Mississippi enacted a law in 2018 that bans most abortions after 15 weeks of gestation. As such, the Mississippi law violates a constitutionally-guaranteed right to pre-viability abortions provided for in Roe v. Wade and other Supreme Court decisions for decades now. But Mississippi is now asking the Supreme Court to eliminate that constitutional protection.
“The health and safety of women across the country is under attack as states likes Mississippi and Texas work feverishly to overturn Roe v. Wade,” said Governor Phil Murphy. “Severely limiting choice and restricting access to reproductive health care jeopardizes the lives of women and their families and will disproportionately affect our communities of color. We are firm in our commitment to protect reproductive rights and will do everything in our power to preserve these constitutional freedoms.”
“Today New Jersey is standing firm in its support of reproductive freedom,” said Acting Attorney General Bruck. “But this case isn’t just about abortion. It’s part of a broader, coordinated attack on our constitutional rights. If the Supreme Court decides that the Constitution no longer protects the right to an abortion, other rights will be at risk next. We can’t let that happen.”
Jackson Women’s Health Center, the only licensed abortion care provider in Mississippi, filed a lawsuit in March 2018 challenging Mississippi’s abortion ban. Subsequently, both a federal district court and the U.S. Court of Appeals for the Fifth Circuit blocked the law from taking effect. Mississippi then petitioned the U.S. Supreme Court, which agreed to hear argument on the question of whether state laws that ban abortions prior to fetal viability – the ability to live outside the womb – are unconstitutional.
In a brief submitted to the Court in July, Mississippi took direct aim at Roe v. Wade. Specifically, Mississippi asked the Court to not only uphold its own abortion law, but to abandon Roe v. Wade altogether and hold that the Constitution in no way protects the right to seek an abortion.
In their amicus brief filed today, New Jersey and the other coalition states ask the Supreme Court to hold fast to its long standing “bright-line constitutional rule” that states are prohibited from banning abortions before the point of viability.
The brief asserts that coalition states have a “powerful interest” in preserving the Roe v. Wade precedent, because the ruling takes into consideration state interests while at the same time safeguarding individuals’ “ability to make one of the most consequential, intimate and properly private decisions” they will ever confront.

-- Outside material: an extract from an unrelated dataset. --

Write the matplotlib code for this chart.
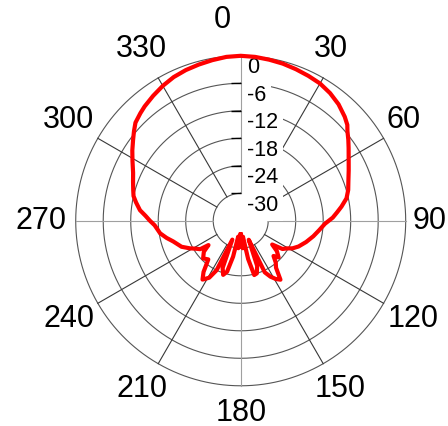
import numpy as np
import matplotlib
matplotlib.use("Agg")
import matplotlib.pyplot as plt

plt.rcParams['font.family'] = ['Liberation Sans', 'DejaVu Sans']

# radiation pattern (angle in degrees, gain in dB)
angle_deg = [-180, -175, -171, -168, -165, -162, -159, -156, -154, -151,
             -147, -144, -140, -135, -130, -127, -125, -122, -118.5, -113.7,
             -107, -103, -98.8, -93, -90, -87, -84, -80, -77, -74,
             -70, -66, -61, -57, -53, -50, -47, -43, -40, -35,
             -30, -25, -20, -15, -10, -5, 0,
             5, 10, 15, 20, 25, 30, 35, 40, 45, 48,
             50, 53, 56, 60, 65, 70, 74, 78, 82, 85,
             88, 90, 92, 97, 102, 108, 114, 118, 121, 124,
             127, 130, 134, 137, 140, 143, 146, 149, 152, 155,
             157, 160, 163, 166, 169, 172, 176, 180]
gain_db = [-33, -30, -32.5, -28, -24.5, -23.6, -25, -31.5, -24, -21.8,
           -20.7, -22.2, -25, -24.4, -25.5, -27.2, -25.2, -24.5, -23.4, -21.9,
           -20.6, -19.4, -18.2, -17.2, -16.2, -15.2, -13.9, -12.8, -12.0, -11.6,
           -11.0, -10.3, -9.0, -7.8, -6.6, -5.6, -4.6, -3.9, -3.4, -2.7,
           -2.0, -1.4, -1.0, -0.7, -0.4, -0.1, 0,
           -0.1, -0.3, -0.5, -0.8, -1.1, -1.4, -2.0, -2.8, -3.9, -4.7,
           -5.6, -6.6, -7.6, -8.8, -10.0, -11.0, -11.6, -12.4, -13.8, -14.9,
           -15.9, -16.8, -17.6, -18.8, -19.8, -21.0, -22.2, -23.2, -24.3, -25.0,
           -27.4, -25.7, -24.5, -25.5, -24.1, -23.2, -20.5, -21.2, -22.2, -23.6,
           -31.5, -25.5, -24.0, -23.8, -27.5, -32.5, -30, -33]

r_ticks = [0, -6, -12, -18, -24, -30]
r_labels = ['0', '-6', '-12', '-18', '-24', '-30']
theta_ticks = list(range(0, 360, 30))
theta_labels = [str(t) for t in theta_ticks]
# small nudges (pixels) of the angle labels, as in the original
theta_nudge = [(-18, 6), (-7, 4), (-5, 4), (-5, 0), (4, -1), (2, 0),
               (0, 2), (-2, 0), (-3, -1), (-5, 0), (-4, 4), (-2, 4)]

fig = plt.figure(figsize=(4.48, 4.26), dpi=100)
ax = fig.add_axes([0.169, 0.0944, 0.7366, 0.7746], projection='polar')
ax.set_theta_zero_location('N')
ax.set_theta_direction(-1)
ax.set_ylim(-36, 0)
ax.grid(False)
ax.set_xticks([])
ax.set_yticks([])
ax.spines['polar'].set_visible(False)

# grid circles
circ = np.linspace(0, 2 * np.pi, 721)
for r in r_ticks:
    ax.plot(circ, np.full_like(circ, r), color='#555555', lw=0.8,
            clip_on=False, zorder=1)

# spokes
for t in theta_ticks:
    col = '#a0a0a0' if t % 90 == 0 else '#383838'
    ax.plot([np.radians(t)] * 2, [r_ticks[-1], r_ticks[0]], color=col,
            lw=0.8, clip_on=False, zorder=1 if t else 4)

# radial labels with white boxes
for r, lab in zip(r_ticks, r_labels):
    ax.annotate(lab, xy=(0, r), xytext=(6, -12), textcoords='offset pixels',
                ha='left', va='center', fontsize=15.5, zorder=3,
                bbox=dict(boxstyle='square,pad=0.25', fc='white', ec='none'))
ax.plot(np.zeros(len(r_ticks)), r_ticks, linestyle='none', marker=0,
        ms=7, mew=1, color='black', clip_on=False, zorder=4)

# angle labels
for t, lab, (dx, dy) in zip(theta_ticks, theta_labels, theta_nudge):
    ax.annotate(lab, xy=(np.radians(t), 6.4), xytext=(dx, dy),
                textcoords='offset pixels', ha='center', va='center',
                fontsize=22, annotation_clip=False)

ax.plot(np.radians(angle_deg), gain_db, color='#ff0000', lw=3,
        clip_on=False, zorder=5)

fig.savefig('out.png', dpi=100)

The coalition amicus brief filed today makes three main points:
- Mississippi’s ban on pre-viability abortions is, and should remain, unconstitutional: In Roe v. Wade, the Court held that before the point at which a fetus becomes viable, the Constitution does not allow a state to bar a pregnant person from deciding whether to carry to term. The Court has repeatedly reaffirmed that precedent over the last half-century and should do so again, as the Mississippi law enacted in 2018 plainly contravenes this precedent.
- Revising the viability timeline and allowing bans on abortion such as the one enacted by Mississippi would harm the coalition states and their residents: If the Court’s ban on pre-viability abortion restrictions is struck down and the Mississippi law is upheld, many pregnant individuals would be forced to either travel to another state to seek care, or carry an unwanted pregnancy to term. That would impose substantial costs on states and local governments and jeopardize people’s health—including the health of coalition state residents who may face greater wait times to seek care or may have temporarily relocated to Mississippi or other states with similar laws.

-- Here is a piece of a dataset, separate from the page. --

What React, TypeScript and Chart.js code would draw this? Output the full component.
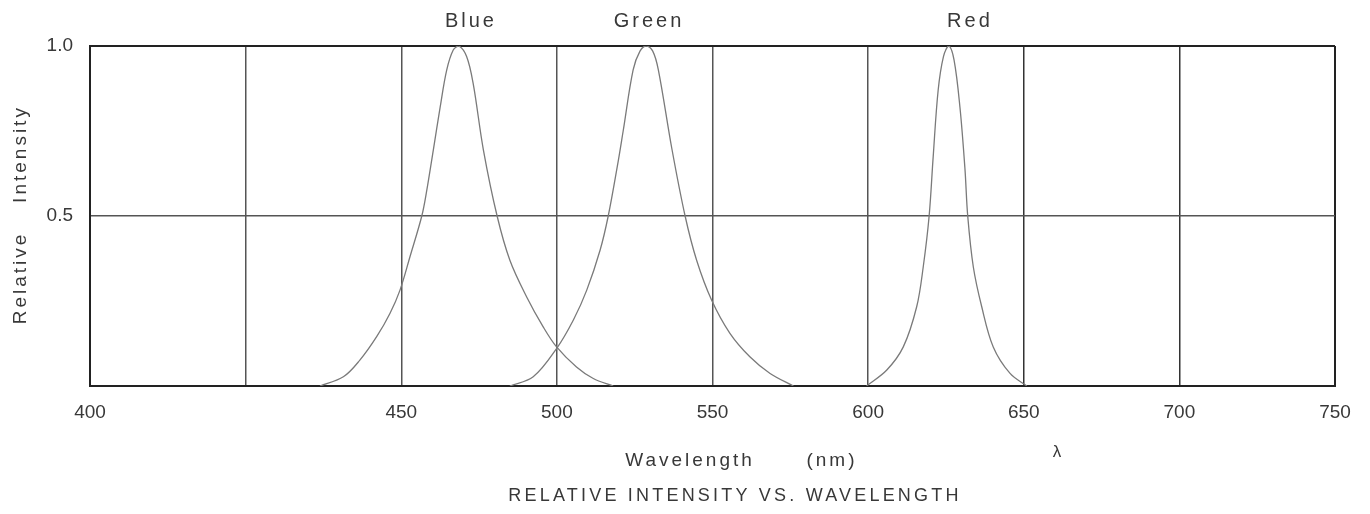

- The court should not consider whether to eliminate the constitutional right to abortion: The original question on which the court agreed to hear argument was: “Whether all pre-viability prohibitions on elective abortions are unconstitutional.” That is a narrower question than the one Mississippi is now raising about whether the constitution protects any right to an abortion, so the Court should not entertain the broader question.
Today’s announcement follows the announcement last week that New Jersey has joined a multi-state coalition amicus brief supporting the U.S. Department of Justice’s recent lawsuit seeking to prevent Texas from effectively banning most abortions in the state.
The Texas law bans most abortions at approximately six weeks. It contains no exceptions for pregnancies that result from rape, sexual abuse, incest, or for pregnancies involving a fetal defect incompatible with life after birth.